Del larguísimo metraje del espectáculo
CONTRACRÓNICA: UNDÉCIMA DE ABONO
La duración de las corridas rebasa las dos horas y media de duración en una apoteosis de tiempos muertos
'Anárquico' en todas las quinielas
Un gran 'Anárquico' salva la corrida de Santiago Domecq en una tarde declinante
EL martes de farolillos, en la resaca de la noche del alumbrado y en el inicio de los días grandes en Los Gordales oficia de bisagra en este serial de toros y toreros que empieza a poner a prueba las posaderas. En el resumen apresurado de lo que llevamos de Feria brilla la primacía artística y profesional de Morante y -si la memoria no hace de las suyas- los trasteos premiados de Manuel Escribano y Borja Jiménez. Pero para resumir lo acontecido también hay que hablar de los toros sueltos que han salido aquí y allá, casi siempre a cuentagotas. Ayer mismo hubo que sumar a la lista ese Anárquico que salvó el honor de su divisa, la de Santiago Domecq. Le tocó en suerte a Miguel Ángel Perera que, sin desmerecer de su enconmiable entrega, no terminó de redondear como se esperaba de él tras su gran actuación de la Feria de Abril de 2024.
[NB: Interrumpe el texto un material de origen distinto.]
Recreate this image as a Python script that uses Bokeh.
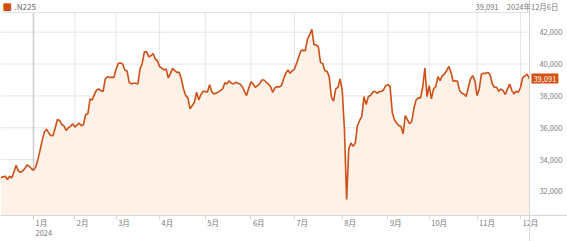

Hablamos de ejemplares de buena nota, aislados en medio de encierros de medio tono, que han saltado este día o el otro, a veces sin tener suerte con los matadores que tuvieron delante. Y tampoco hace falta señalar. Ésa está siendo la norma de un ciclo que tampoco se escapa de una deriva que empieza a antojarse insoportable: la desmesurada duración de unos festejos convertidos en apoteosis de los tiempos muertos. Ya hemos hablado de ello pero merece la pena redundar en el asunto. La cosa empieza a torcerse desde que suena el pasodoble Maestranza, con el paso congelado de los alguaciles en su saludo a la presidencia y su vuelta a la puerta de caballos para recoger a las cuadrillas. La moda moderna es hacer esperar a los del jubón negro y la teja de plumas mientras empiezan a acumularse los minutos en medio de esa espesa espera en la que los espectadores rezagados -que ya son legión- tratan de alcanzar sus localidades por las estrechas escalerillas de los tendidos maestrantes.
El palco suele pensárselo algunos minutos más antes de sacar el pañuelo y a partir de ahí se amontona el tiempo, se demoran las suertes, se confunde la lentitud con la solemnidad y a todos los actores del espectáculo, hasta a los más insospechados, les entra un extraño síndrome de la despaciosidad -muy propio de las citas maestrantes- que convierte cada capítulo de la lidia en un tratado de demoras.
Podríamos poner mil ejemplos, comparando con el pasado próximo. Si no hace tanto se cambiaba el tercio en cuanto el toro estaba fijado, ahora se espera más allá del remate de los lances o capotazos para dar paso a los picadores mientras el bicho queda cerrado sin remedio en el recurrente burladero del cuatro. Los quites -en realidad son meros simulacros lejos de las monturas y sin el sentido y la oportunidad de librarlas del astado- están precedidos de unos eternos segundos de nada que contribuyen a crear esa sensación de vacío y siguen acumulando minutos en el contador.
La parsimonia en ir al toro de las cuadrillas con los rehiletes; el tiempo perdido entre el brindis y el primer muletazo -la moderna reglamentación ya no cuenta desde el toque de clarín- y la desmesura de las faenas sea cual sea la condición de los astados ha llevado las corridas, entre otras muchas cosas que algún día volveremos a reseñar con detalle, a la frontera de las tres horas. Hay que repetirlo las veces que haga falta: el debe del espectáculo moderno es el exceso de su duración, su exasperante falta de ritmo. Y ahí tienen mucho que decir los protagonistas implicados. Pero parecen no echar cuenta.